Dem entgegen sagte Isabella Rossellini im biografischen Film „Helmut Newton – The Bad and the Beautiful“ über das Shooting mit ihm und David Lynch: „Bei der Arbeit mit David Lynch und Helmut Newton wirst nicht Du selbst fotografiert, sondern ein Konzept, das sie verfolgen. Du bist nur die Projektionsfläche.“ Wie empowernd kann also ein Konzept sein, das sich Frauen nur als Projektionsfläche für die eigenen Fantasien und Ängste bedient und somit einseitig ist?
In demselben Film kann man zudem einen Ausschnitt aus einem Gespräch während einer französischen TV-Show von 1979 sehen, in dem die berühmte Feministin Susan Sontag und Newton aufeinandertreffen. Newton verteidigt Sontags Vorwurf der Frauenfeindlichkeit mit einem simplen „But I love women“, was natürlich mitnichten eine Absage an den Sexismus ist.
Susan Sontag antwortete darauf dann auch sehr wahr: „A lot of misogynistic men say that. I am not impressed.“ Newtons Argumentation ist somit exemplarisch dafür, wie uninformiert die ganze Debatte um Sexismus in der Fotografie oftmals noch stattfindet.
Nun ist Newton nicht der erste und vor allem auch nicht der letzte Fotograf, der sich Vorwürfen des Sexismus in seinen Bildern stellen muss. Andere Beispiele sind Terry Richards, Mario Testino, Bruce Weber und viele, viele mehr. Er ist allerdings immerhin einer der wenigen, die nicht auch noch von Vorwürfen der sexuellen Belästigung betroffen sind.
Alle der eben genannten Fotografen sind Modefotografen, haben für das Verlagshaus Condé Nast und andere große Namen gearbeitet und zeigen, dass gerade die Fashionfotografie mit oftmals noch sehr jungen Mädchen und den mehr als doppelt so alten, einflussreichen, männlichen Fotografen ein großes, strukturelles Sexismusproblem hat. Ein Problem, für dessen Lösung es nicht ausreicht, den einen oder anderen Fotografen wie Terry Richardson nicht mehr zu beauftragen.
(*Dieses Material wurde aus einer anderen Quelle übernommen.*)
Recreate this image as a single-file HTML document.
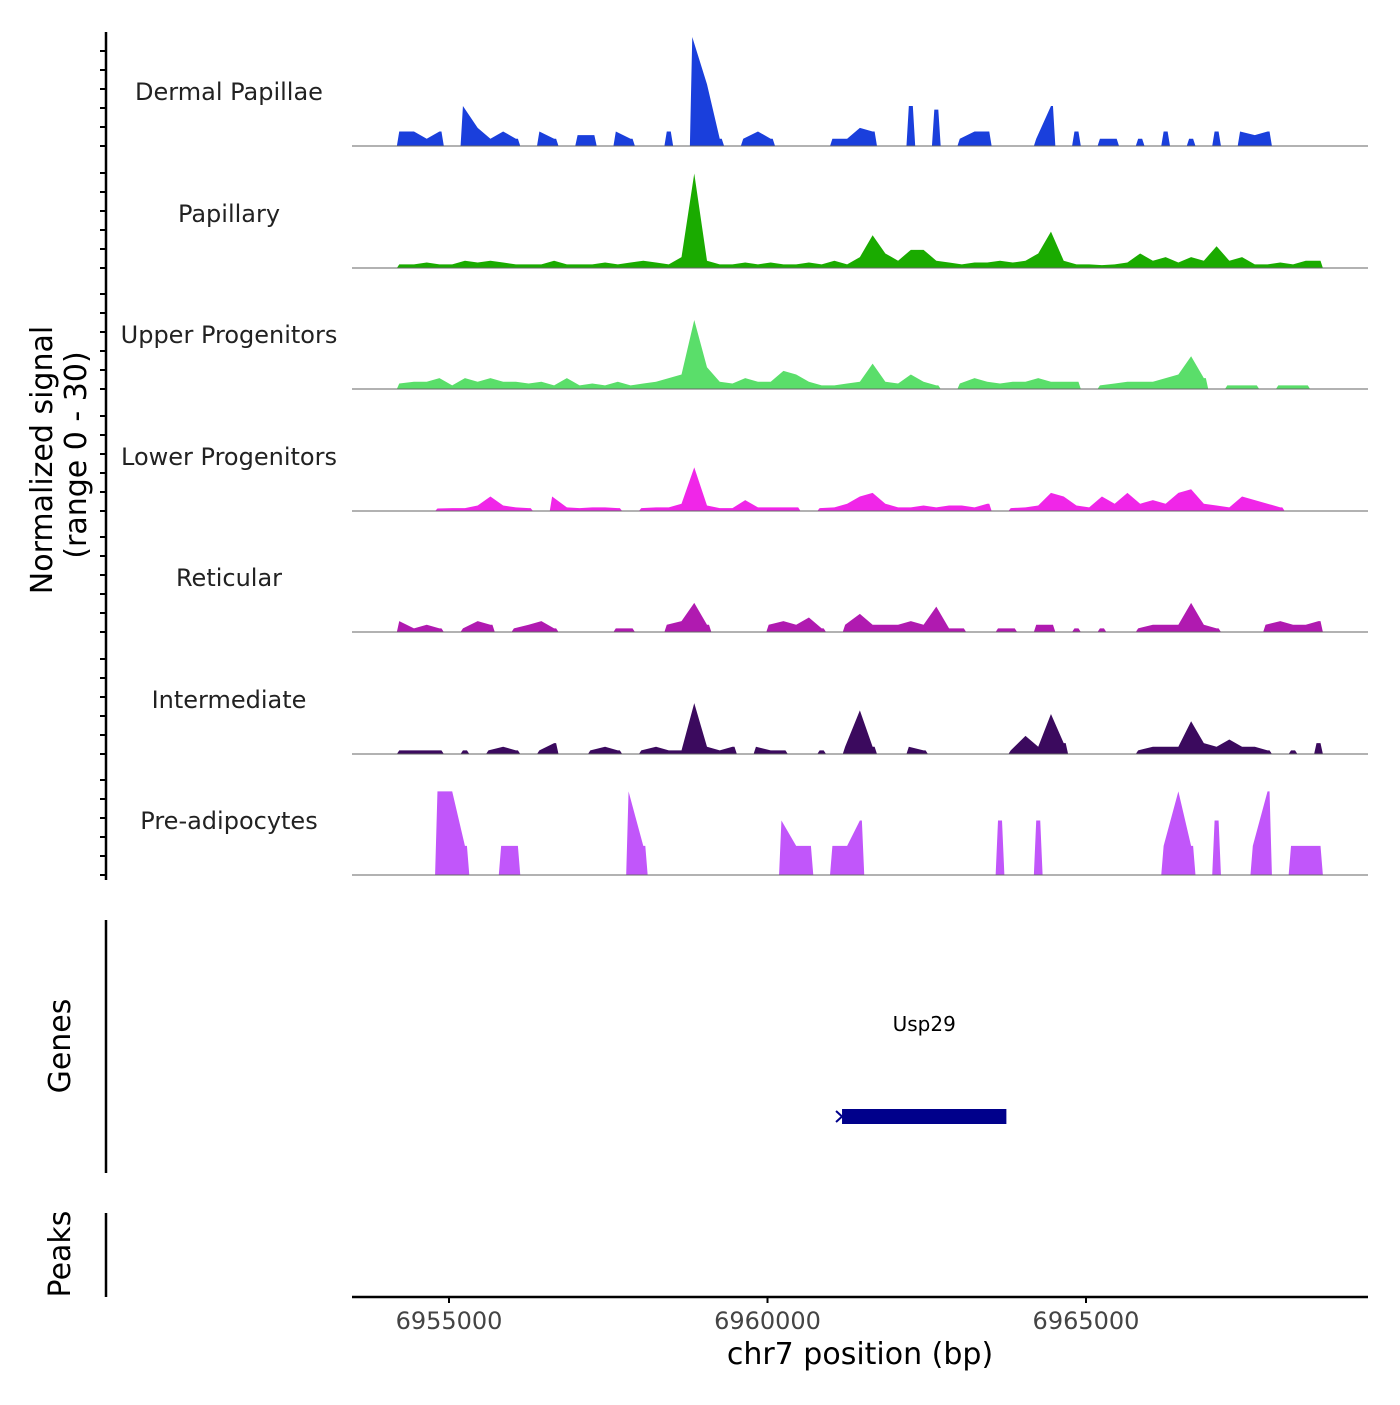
<!DOCTYPE html>
<html><head><meta charset="utf-8"><style>
body{margin:0;background:#fff}
svg text{font-family:"DejaVu Sans","Liberation Sans",sans-serif}
</style></head><body>
<svg id="chart" width="1400" height="1400" viewBox="0 0 1400 1400" xmlns="http://www.w3.org/2000/svg"></svg>
<script>
const trackNames=["Dermal Papillae","Papillary","Upper Progenitors","Lower Progenitors","Reticular","Intermediate","Pre-adipocytes"];
const trackColors=["#1a3fdc","#1aab00","#5ade6a","#f026e8","#b01ab0","#3b0a5e","#c156fa"];
const binStart=6954150, binSize=200, nBins=73;
// sparse signal values per track: [binIndex, value]
const dermal=[[0,4],[1,4],[2,2],[3,4],[5,11],[6,5],[7,2],[8,4],[9,2],[11,4],[12,2],[14,3],[15,3],[17,4],[18,2],[21,4],[23,30],[24,17],[25,2],[27,2],[28,4],[29,2],[34,2],[35,2],[36,5],[37,4],[40,11],[42,10],[44,2],[45,4],[46,4],[50,2],[51,11],[53,4],[55,2],[56,2],[58,2],[60,4],[62,2],[64,4],[66,4],[67,3],[68,4]];
const papillary=[[0,1],[1,1],[2,1.5],[3,1],[4,1],[5,2],[6,1.5],[7,2],[8,1.5],[9,1],[10,1],[11,1],[12,2],[13,1],[14,1],[15,1],[16,1.5],[17,1],[18,1.5],[19,2],[20,1.5],[21,1],[22,3],[23,26],[24,2],[25,1],[26,1],[27,1.5],[28,1],[29,1.5],[30,1],[31,1],[32,1.5],[33,1],[34,2],[35,1],[36,3],[37,9],[38,4],[39,2],[40,5],[41,5],[42,2],[43,1.5],[44,1],[45,1.5],[46,1.5],[47,2],[48,1.5],[49,2],[50,4],[51,10],[52,2],[53,1],[54,1],[55,0.8],[56,1],[57,1.5],[58,4],[59,2],[60,3],[61,1.5],[62,3],[63,2],[64,6],[65,2],[66,3],[67,1],[68,1],[69,1.5],[70,1],[71,2],[72,2]];
const upper=[[0,1.5],[1,2],[2,2],[3,3],[4,1],[5,3],[6,2],[7,3],[8,2],[9,2],[10,1.5],[11,2],[12,1],[13,3],[14,1],[15,1.5],[16,1],[17,2],[18,1],[19,1.5],[20,2],[21,3],[22,4],[23,19],[24,6],[25,2],[26,1.5],[27,3],[28,2],[29,2],[30,5],[31,4],[32,2],[33,1],[34,1],[35,1.5],[36,2],[37,7],[38,2],[39,1.5],[40,4],[41,2],[42,1],[44,1.5],[45,3],[46,2],[47,1.5],[48,2],[49,2],[50,3],[51,2],[52,2],[53,2],[55,1],[56,1.5],[57,2],[58,2],[59,2],[60,3],[61,4],[62,9],[63,3],[65,1],[66,1],[67,1],[69,1],[70,1],[71,1]];
const lower=[[3,0.7],[4,0.8],[5,0.8],[6,1.5],[7,4],[8,1.5],[9,1],[10,0.8],[12,4],[13,1],[14,0.8],[15,1],[16,1],[17,0.8],[19,0.8],[20,1],[21,1],[22,2],[23,12],[24,1.5],[25,0.8],[26,0.8],[27,3],[28,1],[29,1],[30,1],[31,1],[33,0.8],[34,1],[35,2],[36,4],[37,5],[38,2],[39,1],[40,1],[41,1.5],[42,1],[43,1.5],[44,1.5],[45,1],[46,2],[48,0.8],[49,1],[50,1.5],[51,5],[52,4],[53,1.5],[54,1],[55,4],[56,2],[57,5],[58,2],[59,3],[60,2],[61,5],[62,6],[63,2],[64,1.5],[65,1],[66,4],[67,3],[68,2],[69,1]];
const reticular=[[0,3],[1,1],[2,2],[3,1],[5,1],[6,3],[7,2],[9,1],[10,2],[11,3],[12,1],[17,1],[18,1],[21,2],[22,3],[23,8],[24,2],[29,2],[30,3],[31,2],[32,4],[33,1],[35,2],[36,5],[37,2],[38,2],[39,2],[40,3],[41,2],[42,7],[43,1],[44,1],[47,1],[48,1],[50,2],[51,2],[53,1],[55,1],[58,1],[59,2],[60,2],[61,2],[62,8],[63,2],[64,1],[68,2],[69,3],[70,2],[71,2],[72,3]];
const intermediate=[[0,1],[1,1],[2,1],[3,1],[5,1],[7,1],[8,2],[9,1],[11,1],[12,3],[15,1],[16,2],[17,1],[19,1],[20,2],[21,1],[22,1],[23,14],[24,2],[25,1],[26,2],[28,2],[29,1],[30,1],[33,1],[35,2],[36,12],[37,2],[40,2],[41,1],[48,1],[49,5],[50,2],[51,11],[52,3],[58,1],[59,2],[60,2],[61,2],[62,9],[63,3],[64,2],[65,4],[66,2],[67,2],[68,1],[70,1],[72,3]];
const preadipo=[[3,23],[4,23],[5,8],[8,8],[9,8],[18,23],[19,8],[30,15],[31,8],[32,8],[34,8],[35,8],[36,15],[47,15],[50,15],[60,8],[61,23],[62,8],[64,15],[67,8],[68,23],[70,8],[71,8],[72,8]];
const tracks=[dermal,papillary,upper,lower,reticular,intermediate,preadipo];
const xTicks=[6955000,6960000,6965000];
const geneName="Usp29", geneStart=6961170, geneEnd=6963750;

const NS="http://www.w3.org/2000/svg";
const svg=document.getElementById('chart');
function mk(t,a,txt){const e=document.createElementNS(NS,t);for(const k in a)e.setAttribute(k,a[k]);if(txt!==undefined)e.textContent=txt;svg.appendChild(e);return e;}
const X0=6953477,X1=6969427,PX0=352,PX1=1368;
const xs=v=>PX0+(v-X0)/(X1-X0)*(PX1-PX0);
const baselines=[146,268,389,511,632,754,875];
const yUnit=109/30;

tracks.forEach((tr,ti)=>{
  const b=baselines[ti];
  const vals=new Array(nBins).fill(0);
  tr.forEach(([i,v])=>vals[i]=v);
  let d="";let open=false;
  for(let i=0;i<nBins;i++){
    const xl=xs(binStart+i*binSize), xr=xs(binStart+(i+1)*binSize), xc=(xl+xr)/2;
    if(vals[i]>0){
      const y=b-vals[i]*yUnit;
      if(!open){d+=`M${xl+2},${b}L${xc-2},${y}`;open=true;}
      else d+=`L${xc},${y}`;
      if(i===nBins-1||vals[i+1]===0){d+=`L${xc+2},${y}L${xr-2},${b}Z`;open=false;}
    }
  }
  const p=mk('path',{d:d,fill:trackColors[ti]});
  
  
  const l=mk('line',{x1:PX0,x2:PX1,y1:b,y2:b,stroke:'#666','stroke-width':1});
  
  
  const t=mk('text',{x:229,y:b-46,'text-anchor':'middle','font-size':24,fill:'#222'},trackNames[ti]);
  
  
});
// left axis
let a=mk('line',{x1:106,x2:106,y1:32,y2:880,stroke:'#000','stroke-width':2.5});

baselines.forEach((b,ti)=>{
  for(let k=0;k<6;k++){const y=b-k*19;
    const tk=mk('line',{x1:100,x2:106,y1:y,y2:y,stroke:'#000','stroke-width':2});
    }
});
let t1=mk('text',{x:0,y:0,transform:'translate(52,460) rotate(-90)','text-anchor':'middle','font-size':30},'Normalized signal');

let t2=mk('text',{x:0,y:0,transform:'translate(86,455) rotate(-90)','text-anchor':'middle','font-size':30},'(range 0 - 30)');

// genes
let ga=mk('line',{x1:106,x2:106,y1:920,y2:1173,stroke:'#000','stroke-width':2.5});

let gt=mk('text',{x:0,y:0,transform:'translate(70,1046) rotate(-90)','text-anchor':'middle','font-size':30},'Genes');

let gb=mk('rect',{x:xs(geneStart),y:1109,width:xs(geneEnd)-xs(geneStart),height:15,fill:'#00008b'});

let gar=mk('path',{d:`M${xs(geneStart)-6},1111L${xs(geneStart)},1116.5L${xs(geneStart)-6},1122`,stroke:'#00008b','stroke-width':2,fill:'none'});

let gl=mk('text',{x:(xs(geneStart)+xs(geneEnd))/2,y:1031,'text-anchor':'middle','font-size':20},geneName);

// peaks
let pa=mk('line',{x1:106,x2:106,y1:1213,y2:1297,stroke:'#000','stroke-width':2.5});

let pt=mk('text',{x:0,y:0,transform:'translate(70,1254) rotate(-90)','text-anchor':'middle','font-size':30},'Peaks');

// x axis
let xa=mk('line',{x1:PX0,x2:PX1,y1:1297,y2:1297,stroke:'#000','stroke-width':2.5});

xTicks.forEach(v=>{
  const tk=mk('line',{x1:xs(v),x2:xs(v),y1:1297,y2:1303,stroke:'#000','stroke-width':2});
  
  const tl=mk('text',{x:xs(v),y:1329,'text-anchor':'middle','font-size':24,fill:'#444'},String(v));
  
});
let xt=mk('text',{x:860,y:1364,'text-anchor':'middle','font-size':30},'chr7 position (bp)');

</script>
</body></html>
Das Problem an der Wurzel anzupacken, erfordert allerdings viel Arbeit, gerade weil es ein komplexes Problem ist. Alle genannten Fotografen haben unsere Wahrnehmung und Sehgewohnheiten so sehr geprägt, dass es schon visuell oftmals schwer ist, Sexismus und Objektifizierung als solche zu erkennen und sie nicht ungewollt zu verteidigen, weil es eben als „schön“ empfunden wird.
Wenn wir uns dann, wie auch oft in Newtons Verteidigung geschehen, die Frage stellen, ob die Kunst nicht auch Missstände aufzeigen, Seximus anprangern kann und muss, dann muss sie natürlich eben jene Missstände auch konkret zeigen. Ansonsten könnte man ihr vorwerfen, Probleme zu beschönigen oder sie gar unsichtbar zu machen. Nadja Auermann sagt in „The Bad and the Beautiful“ über Newton: „Er hält der Gesellschaft einen Spiegel vor.“
Wenn sich dann aber auf der anderen Seite visuelle Kunst gegen die Möglichkeit entscheidet, sich explizit zu erklären, wenn also eigentlich nie ganz klar ist, was wir als Betrachtende gerade sehen, muss sie sich auch verschiedenen, validen Interpretationsmöglichkeiten stellen. Und eine dieser validen Interpretationsmöglichkeiten kann dann auch in Formen von Protest enden, die beinhalten, dass Bilder mit Schriftzügen in roter Farbe übersprüht werden. So radikal die Kunst, so radikal der Protest.
Zumal sich die Frage stellt, wie viel Reproduktionen von Sexismus, mit welcher Intention auch immer, wir im Jahr 2020 noch brauchen, bevor wir das Problem zumindest erkennen.
Die Lösungsfindung wird uns wohl noch über Jahre hinweg begleiten. Vielleicht ist ein Fazit daraus, dass noch mehr Frauen hinter die Kamera müssen. Die Bilder von Alice Springs, Newtons Frau, sprechen eine völlig andere Sprache und zeigen ein im gegenseitigen Dialog stattfindendes Empowerment, welches die Person zeigt und nicht die Projektionen eines Mannes.